By Staff Sgt. Michael J. Carden, 3rd Brigade Combat Team, 82nd Airborne Division Public AffairsDecember 29, 2006
SINIYAH, Iraq (Army News Service, Dec. 29, 2006) - Many terrorists sought a haven here but are now confined to the cordoned city by a 12-foot high berm that wraps eight miles around Siniyah in the shape of a horseshoe. Razor wire outlines the tops of the berm amid surveillance and patrols by Iraqi and U.S. troops.
The only way in or out of the city is through a single, paved road with checkpoints manned by Iraqi soldiers. The checkpoints have always existed but were reinforced after numerous attacks on security forces and civilians in Siniyah, said Lt. Col. Scott Harris, commander, 1st Battalion, 505th Parachute Infantry Regiment, 82nd Airborne Division.
Siniyah lies in northern Salah ad Din Province and is the first city east of the Syrian Desert\'s northeastern edge. Because of the city's location, coalition forces believe terrorists harbor themselves there before filtering to other areas throughout Iraq, Harris continued.
Security in Siniyah began showing signs of weakening Oct. 24, 2006, when the police force of more than 100 quit due to terrorist attacks and threats against them and their families. Security didn't show any signs of improvement as the police station was completely destroyed only 13 days later.
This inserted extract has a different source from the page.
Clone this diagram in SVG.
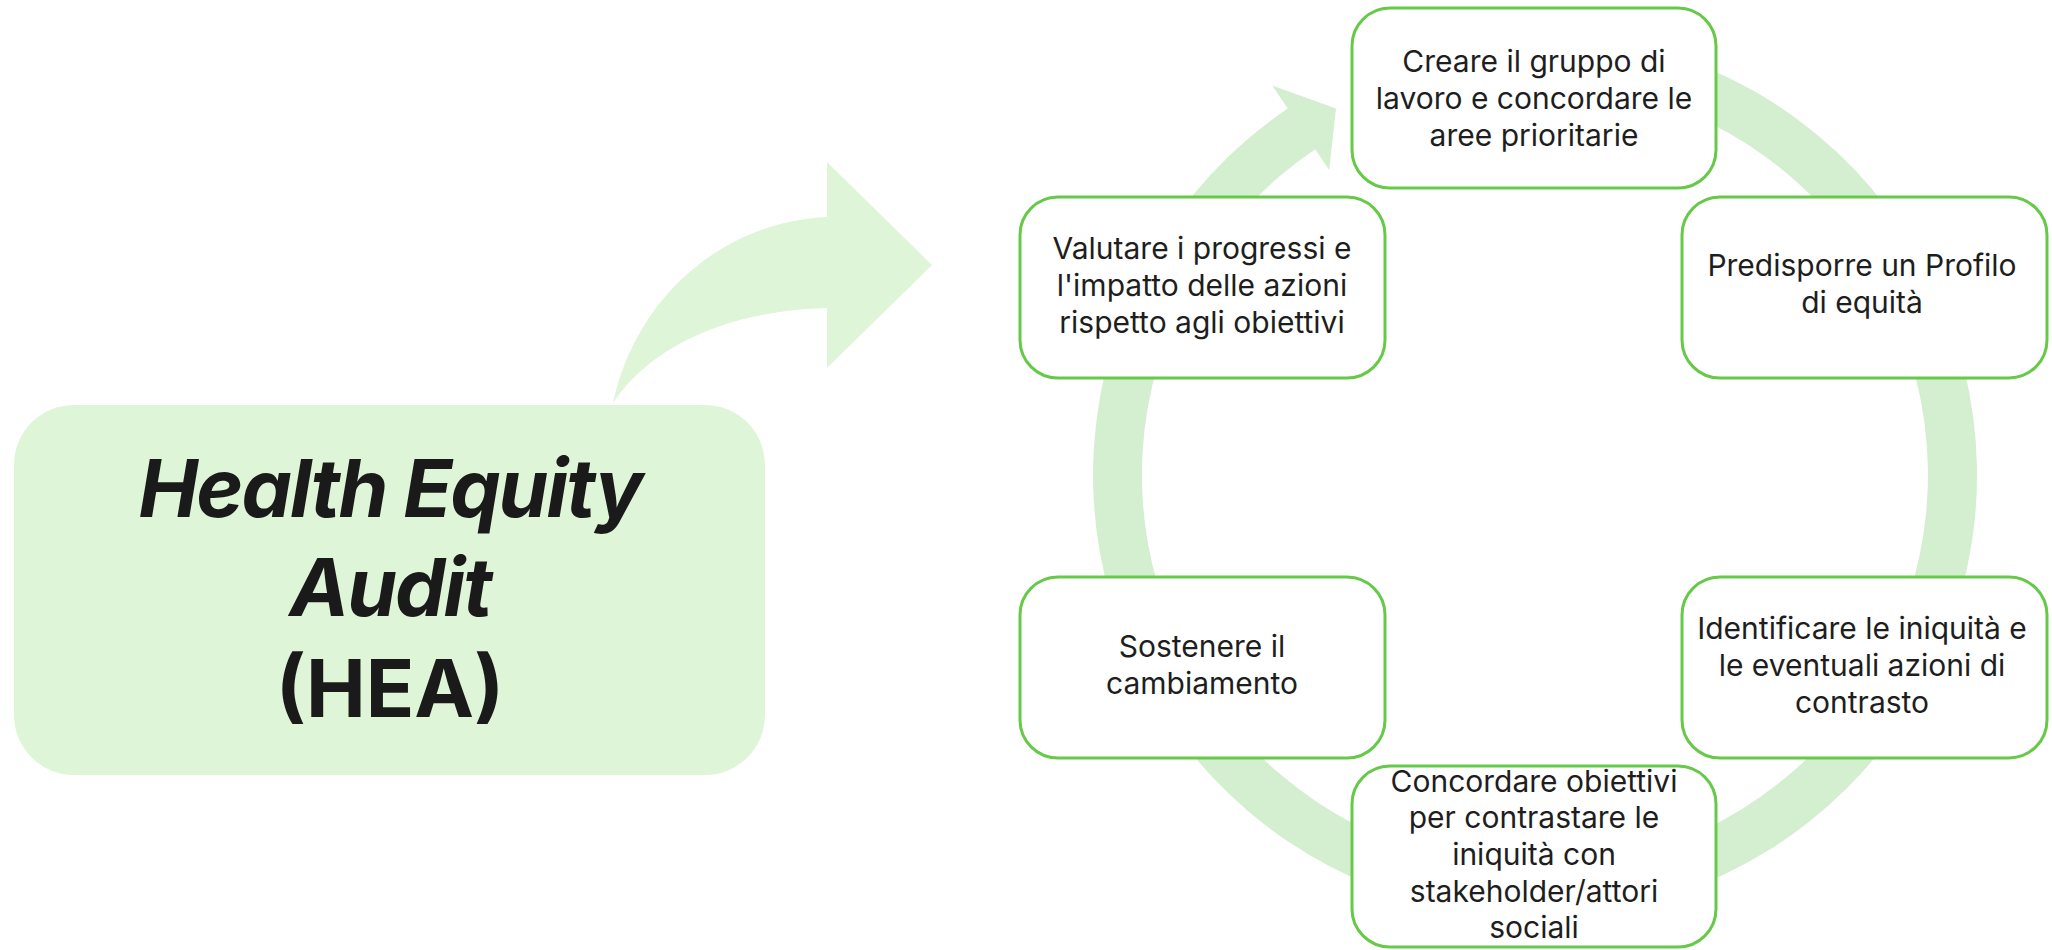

"The insurgents had a very strong hold on the city," Harris said. "The entire city council quit; even the mayor resigned.
The increased violence in Siniyah led to a city-wide cordon taking effect Nov. 29. Soldiers from the 4th Iraqi Army Division, and Paratroopers from 1st Battalion, 505th Parachute Infantry Regiment, established the city's current posture to prevent terrorists from infiltration and escape, Harris said.
Paratroopers from the 618th Engineer Support Company (Airborne), 20th Engineer Brigade, began constructing the berm. They worked hand in hand with their Iraqi engineer counterparts to reinforce the obstacle, according to 1st Lt. Time Hassell, the company's executive officer.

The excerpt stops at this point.